Ivan Illich Tribute
Anyway, Pollard recently had a great post on Ivan Illich. Having already been repeatedly nagged to read Illich, he finally stumbled across him in a serendipitous moment while looking (among other things) for "a way to unite progressives and libertarians... against the onslaught of the neocons in a Green Movement."
In the course of his own interesting discussion, Pollard quotes the Infed (Informal Education) site's article on Illich at length, including a thought-provoking list of the central principles in Illich's social analysis. Especially noteworthy is the principle of counterproductivity." "Counterproductivity is the means by which a fundamentally beneficial process or arrangement is turned into a negative one. Once it reaches a certain threshold, the process of institutionalization becomes counterproductive."

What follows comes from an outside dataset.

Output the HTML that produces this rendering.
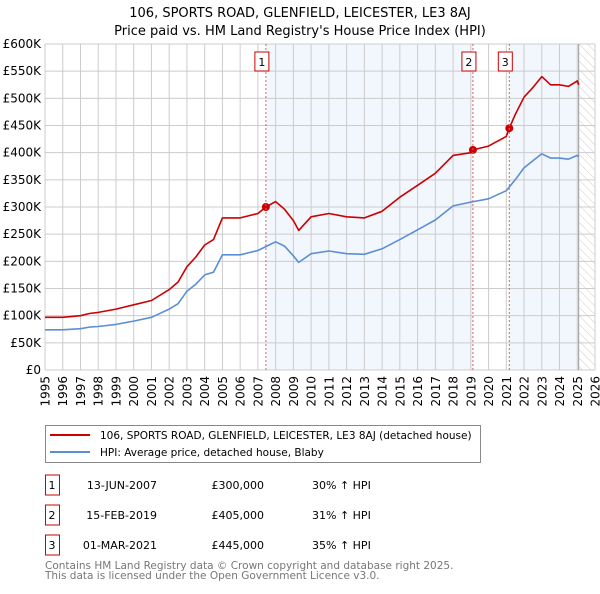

Although Illich's application of his counterproductivity principle is brilliant (he presents specific case of it in, e.g., Deschooling Society, Energy and Equity, and Medical Nemesis, and the general phenomenon in Tools for Conviviality and Vernacular Values), in my opinion he comes up short in identifying the causal mechanism behind it.

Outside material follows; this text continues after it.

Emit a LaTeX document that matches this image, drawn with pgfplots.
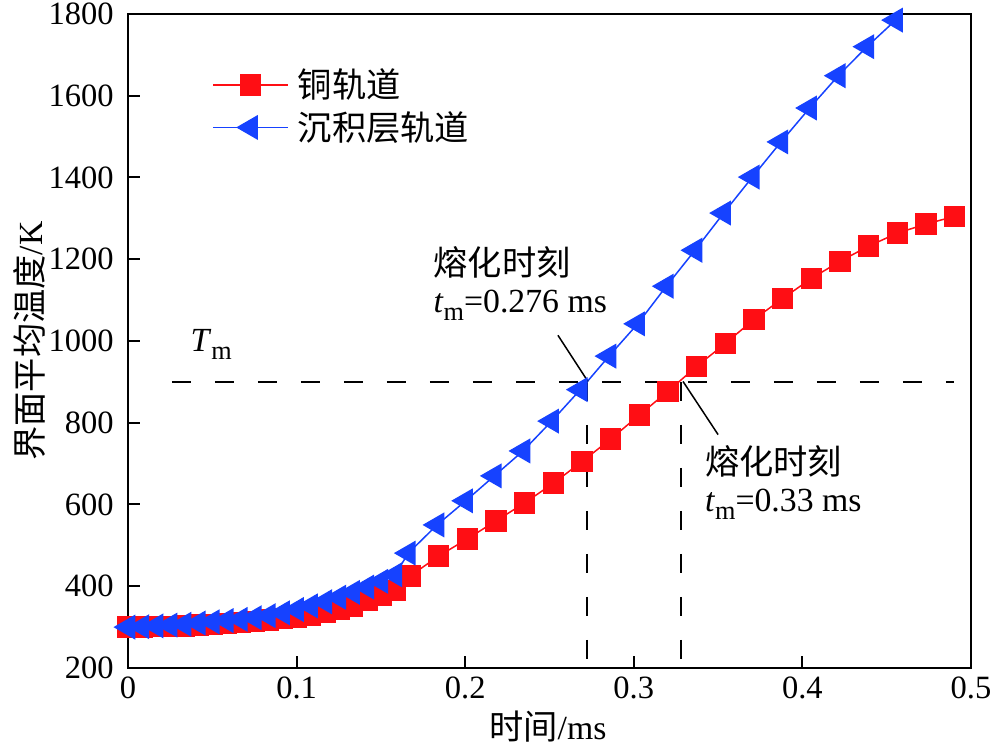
\documentclass[border=0pt]{standalone}
\usepackage{pgfplots}
\pgfplotsset{compat=1.18}
\usepackage{fontspec}
\setmainfont{Liberation Serif}
\newfontfamily\cjk{Noto Sans CJK SC}
\definecolor{myred}{RGB}{255,14,20}
\definecolor{myblue}{RGB}{22,66,255}
\newcommand{\zh}[1]{{\cjk\fontsize{13.7bp}{16bp}\selectfont #1}}
\newcommand{\sub}[1]{\raisebox{-0.55ex}{\fontsize{10.5bp}{12bp}\selectfont #1}}

\begin{document}
\begin{tikzpicture}
\begin{axis}[
  scale only axis, width=337.2bp, height=261.6bp,
  xmin=0, xmax=0.5, ymin=200, ymax=1800,
  xtick={0,0.1,0.2,0.3,0.4,0.5},
  ytick={200,400,600,800,1000,1200,1400,1600,1800},
  tick align=inside, xtick pos=bottom, ytick pos=left,
  major tick length=4.8bp,
  axis line style={line width=0.8bp},
  every tick/.style={line width=0.8bp, black},
  /pgf/number format/assume math mode=true,
  /pgf/number format/1000 sep={},
  tick label style={font=\fontsize{13bp}{15bp}\selectfont},
  yticklabel style={xshift=-2.2bp},
  xlabel={\zh{时间}/ms},
  ylabel={\zh{界面平均温度}/K},
  label style={font=\fontsize{13.5bp}{16bp}\selectfont},
  xlabel style={at={(axis description cs:0.498,-0.0902)}, anchor=center},
  ylabel style={at={(axis description cs:-0.1163,0.5)}, anchor=center},
  legend style={draw=none, fill=none, at={(0.0996,0.925)}, anchor=north west,
    font=\fontsize{13bp}{15bp}\selectfont, inner sep=0pt, row sep=0bp,
    cells={anchor=west}, /tikz/every odd column/.append style={column sep=1.6bp}},
  legend image code/.code={\draw[mark repeat=2,mark phase=2,#1] plot coordinates {(0bp,0bp) (15bp,0bp) (30bp,0bp)};},
  clip=false,
]
\coordinate (sw) at (rel axis cs:0,0);
\coordinate (ne) at (rel axis cs:1,1);

% reference lines
\draw[black, line width=0.6bp, dash pattern=on 7.6bp off 9.6bp] (axis cs:0.026,900) -- (axis cs:0.49,900);
\draw[black, line width=0.6bp, dash pattern=on 7.6bp off 9.6bp] (axis cs:0.2722,900) -- (axis cs:0.2722,200);
\draw[black, line width=0.6bp, dash pattern=on 7.6bp off 9.6bp] (axis cs:0.328,900) -- (axis cs:0.328,200);

\addplot[color=myred, line width=0.6bp, mark=square*, mark size=4bp, mark options={solid}] coordinates {
(0,300) (0.0083,300) (0.0167,301) (0.025,302) (0.0333,303) (0.0417,305) (0.05,307) (0.0583,309) (0.0667,311) (0.075,314)
(0.0833,317) (0.0917,321) (0.1,325) (0.1083,330) (0.1167,336) (0.125,343) (0.1333,352) (0.1417,365) (0.15,377) (0.1583,390)
(0.1673,425) (0.1843,474) (0.2013,516) (0.2183,560) (0.2353,604) (0.2523,652) (0.2693,705) (0.2863,760) (0.3033,819) (0.3203,877)
(0.3373,938) (0.3543,994) (0.3713,1053) (0.3883,1104) (0.4053,1153) (0.4223,1195) (0.4393,1232) (0.4563,1264) (0.4733,1286) (0.4903,1305)
};
\addlegendentry{\zh{铜轨道}}

\addplot[color=myblue, line width=0.6bp, mark=triangle*, mark size=5.2bp, mark options={rotate=90, solid}] coordinates {
(0,300) (0.0083,301) (0.0167,303) (0.025,305) (0.0333,307) (0.0417,310) (0.05,313) (0.0583,316) (0.0667,319) (0.075,323)
(0.0833,328) (0.0917,335) (0.1,343) (0.1083,352) (0.1167,362) (0.125,373) (0.1333,385) (0.1417,398) (0.15,412) (0.1583,428)
(0.1663,481) (0.1833,550) (0.2003,609) (0.2173,670) (0.2343,731) (0.2513,804) (0.2683,881) (0.2853,963) (0.3023,1042) (0.3193,1134)
(0.3363,1222) (0.3533,1313) (0.3703,1401) (0.3873,1487) (0.4043,1570) (0.4213,1649) (0.4383,1720) (0.4553,1785)
};
\addlegendentry{\zh{沉积层轨道}}

% annotations
\draw[black, line width=0.6bp] (axis cs:0.255,1014) -- (axis cs:0.2728,901);
\draw[black, line width=0.6bp] (axis cs:0.3292,901) -- (axis cs:0.350,771);
\node[anchor=west, inner sep=0pt] at (axis cs:0.181,1193) {\zh{熔化时刻}};
\node[anchor=west, inner sep=0pt, font=\fontsize{13.5bp}{16bp}\selectfont] at (axis cs:0.181,1087) {\textit{t}\sub{m}=0.276 ms};
\node[anchor=west, inner sep=0pt] at (axis cs:0.342,705) {\zh{熔化时刻}};
\node[anchor=west, inner sep=0pt, font=\fontsize{13.5bp}{16bp}\selectfont] at (axis cs:0.342,600) {\textit{t}\sub{m}=0.33 ms};
\node[anchor=west, inner sep=0pt, font=\fontsize{13.5bp}{16bp}\selectfont] at (axis cs:0.0368,992) {\textit{T}\sub{m}};
\end{axis}
\pgfresetboundingbox
\path[use as bounding box] ([xshift=-51.2bp,yshift=-30.8bp]sw) rectangle ([xshift=8.4bp,yshift=5.6bp]ne);
\end{tikzpicture}
\end{document}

The chief reason the threshold of counterproductivity is reached is the role of government in creating externalities.
In a genuine free market, where every actor fully internalizes all the costs and benefits of an action, no technology will be adopted to the point of counterproductivity because it will become unprofitable for the individual using it at the point where the total costs outweigh the total benefits.

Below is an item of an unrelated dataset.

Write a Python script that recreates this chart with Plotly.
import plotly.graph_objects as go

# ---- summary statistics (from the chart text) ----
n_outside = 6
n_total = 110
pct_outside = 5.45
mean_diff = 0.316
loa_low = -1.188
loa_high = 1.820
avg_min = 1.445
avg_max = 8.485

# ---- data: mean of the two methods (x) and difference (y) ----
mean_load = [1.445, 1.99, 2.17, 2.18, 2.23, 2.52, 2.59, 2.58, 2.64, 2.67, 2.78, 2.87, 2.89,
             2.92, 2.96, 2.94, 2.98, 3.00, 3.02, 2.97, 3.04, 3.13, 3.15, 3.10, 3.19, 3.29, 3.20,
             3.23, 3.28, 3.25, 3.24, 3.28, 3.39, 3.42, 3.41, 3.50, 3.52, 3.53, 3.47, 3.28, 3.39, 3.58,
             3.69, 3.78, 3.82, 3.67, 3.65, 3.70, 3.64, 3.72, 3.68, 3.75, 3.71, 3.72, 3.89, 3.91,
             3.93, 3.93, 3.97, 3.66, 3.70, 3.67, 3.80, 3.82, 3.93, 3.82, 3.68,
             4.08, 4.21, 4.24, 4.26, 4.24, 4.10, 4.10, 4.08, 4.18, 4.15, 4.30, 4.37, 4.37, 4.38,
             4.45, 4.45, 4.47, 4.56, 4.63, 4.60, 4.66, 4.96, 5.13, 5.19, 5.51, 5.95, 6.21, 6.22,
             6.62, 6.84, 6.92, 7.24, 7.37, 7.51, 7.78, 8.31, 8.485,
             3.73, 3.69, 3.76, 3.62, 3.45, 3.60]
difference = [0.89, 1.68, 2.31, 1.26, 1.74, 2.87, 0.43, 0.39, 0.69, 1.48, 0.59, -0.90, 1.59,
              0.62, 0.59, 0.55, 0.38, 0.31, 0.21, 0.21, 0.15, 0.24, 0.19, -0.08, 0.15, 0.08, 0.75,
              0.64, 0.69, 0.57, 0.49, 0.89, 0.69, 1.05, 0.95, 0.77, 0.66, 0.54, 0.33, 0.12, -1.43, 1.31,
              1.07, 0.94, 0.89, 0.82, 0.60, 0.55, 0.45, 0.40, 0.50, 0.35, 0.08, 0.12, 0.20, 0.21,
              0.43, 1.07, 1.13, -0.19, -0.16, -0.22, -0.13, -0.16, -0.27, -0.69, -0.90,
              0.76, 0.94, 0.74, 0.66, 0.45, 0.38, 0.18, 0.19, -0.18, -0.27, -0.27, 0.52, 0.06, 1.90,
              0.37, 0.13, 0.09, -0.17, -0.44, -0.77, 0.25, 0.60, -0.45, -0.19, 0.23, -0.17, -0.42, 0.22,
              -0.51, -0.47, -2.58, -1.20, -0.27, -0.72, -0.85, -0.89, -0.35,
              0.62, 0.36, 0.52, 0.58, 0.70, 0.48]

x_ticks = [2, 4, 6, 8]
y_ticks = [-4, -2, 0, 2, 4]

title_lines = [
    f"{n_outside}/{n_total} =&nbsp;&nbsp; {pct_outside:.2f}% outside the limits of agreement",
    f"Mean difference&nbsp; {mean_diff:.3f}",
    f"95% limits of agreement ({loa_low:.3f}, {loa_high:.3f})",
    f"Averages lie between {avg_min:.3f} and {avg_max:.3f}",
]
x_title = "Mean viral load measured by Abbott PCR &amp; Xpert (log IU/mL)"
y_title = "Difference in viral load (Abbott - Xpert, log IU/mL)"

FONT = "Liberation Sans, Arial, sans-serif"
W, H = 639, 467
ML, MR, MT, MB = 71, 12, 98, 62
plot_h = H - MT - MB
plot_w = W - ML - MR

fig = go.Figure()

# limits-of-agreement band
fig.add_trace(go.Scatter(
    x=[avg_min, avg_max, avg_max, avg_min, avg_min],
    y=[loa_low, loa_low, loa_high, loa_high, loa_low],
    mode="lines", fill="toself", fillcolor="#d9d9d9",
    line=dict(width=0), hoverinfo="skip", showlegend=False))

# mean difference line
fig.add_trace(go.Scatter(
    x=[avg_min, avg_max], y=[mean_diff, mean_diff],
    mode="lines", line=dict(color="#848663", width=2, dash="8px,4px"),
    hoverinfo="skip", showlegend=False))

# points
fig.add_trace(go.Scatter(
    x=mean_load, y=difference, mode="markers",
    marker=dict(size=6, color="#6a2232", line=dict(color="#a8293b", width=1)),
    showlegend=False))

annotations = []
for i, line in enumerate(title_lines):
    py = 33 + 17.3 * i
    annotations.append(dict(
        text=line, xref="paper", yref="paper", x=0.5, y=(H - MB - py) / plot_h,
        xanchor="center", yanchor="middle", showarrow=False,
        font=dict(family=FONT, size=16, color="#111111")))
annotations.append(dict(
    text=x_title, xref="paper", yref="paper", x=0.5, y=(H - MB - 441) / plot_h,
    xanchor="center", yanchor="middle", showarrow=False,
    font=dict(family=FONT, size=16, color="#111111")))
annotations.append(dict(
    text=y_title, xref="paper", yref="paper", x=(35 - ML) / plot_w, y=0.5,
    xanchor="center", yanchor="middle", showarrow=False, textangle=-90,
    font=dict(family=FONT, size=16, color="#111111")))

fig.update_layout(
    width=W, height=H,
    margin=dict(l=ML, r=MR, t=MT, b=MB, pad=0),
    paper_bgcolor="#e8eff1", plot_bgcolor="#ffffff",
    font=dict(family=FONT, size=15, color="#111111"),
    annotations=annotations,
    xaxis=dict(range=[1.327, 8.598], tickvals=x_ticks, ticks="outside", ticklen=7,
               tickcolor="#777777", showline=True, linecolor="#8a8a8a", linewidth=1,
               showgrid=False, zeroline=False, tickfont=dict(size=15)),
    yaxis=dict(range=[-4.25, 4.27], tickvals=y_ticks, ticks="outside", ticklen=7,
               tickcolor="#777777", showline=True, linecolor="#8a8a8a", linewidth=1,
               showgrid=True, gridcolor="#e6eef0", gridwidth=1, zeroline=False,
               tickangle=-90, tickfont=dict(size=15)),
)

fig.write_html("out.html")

Government subsidies and government enforcement of special privileges, on the other hand, protects privileged actors from fully internalizing all the costs and benefits of their actions. Since the cost and benefit sides of the ledger are dissociated from each other, with costs and benefits accruing to different actors, those receiving the benefits of the action have no rational incentive to stop at the point of diminishing total returns to society as a whole. For them, no point of diminishing returns exists, because the cost is kept artificially low or nonexistent. So society adopts technologies beyond a pareto-optimal level: that is, it adopts them to the point that those benefiting from them benefit at somebody else's expense.
That, in essence, is what government does: it creates externalities, or zero-sum situations. The state, as Oppenheimer wrote in his famous work of the same title, is the "political means" to wealth. Production by peaceful labor, and voluntary exchange of labor-products between producers, are the "economic means" to wealth. When all wealth is obtained by such means, the situation is "pareto-optimal" (i.e., everyone benefits) because economic transactions are voluntary and perceived as beneficial by all the parties to them. When the political means of exploitation are introduced, and privileged classes of capitalists, landlords and bureaucrats are enabled to obtain wealth at the expense of those who produce it, the situation becomes zero-sum: one party uses coercion to impose a transaction on the other that he would not have chosen freely.
Under corporate capitalism, technologies are adopted to the point of counterproductivity because corporate elites are adopting them on somebody else's dime. The profit remains private, while the costs and risks are "socialized" on the taxpayer.
In other words, government-enforced privilege is what differentiates capitalism from the free market.
For those interested in Illich's thought, Richard Wall's appreciation of him at Lew Rockwell is worth checking out. Wall also did a nice piece on Paul Goodman.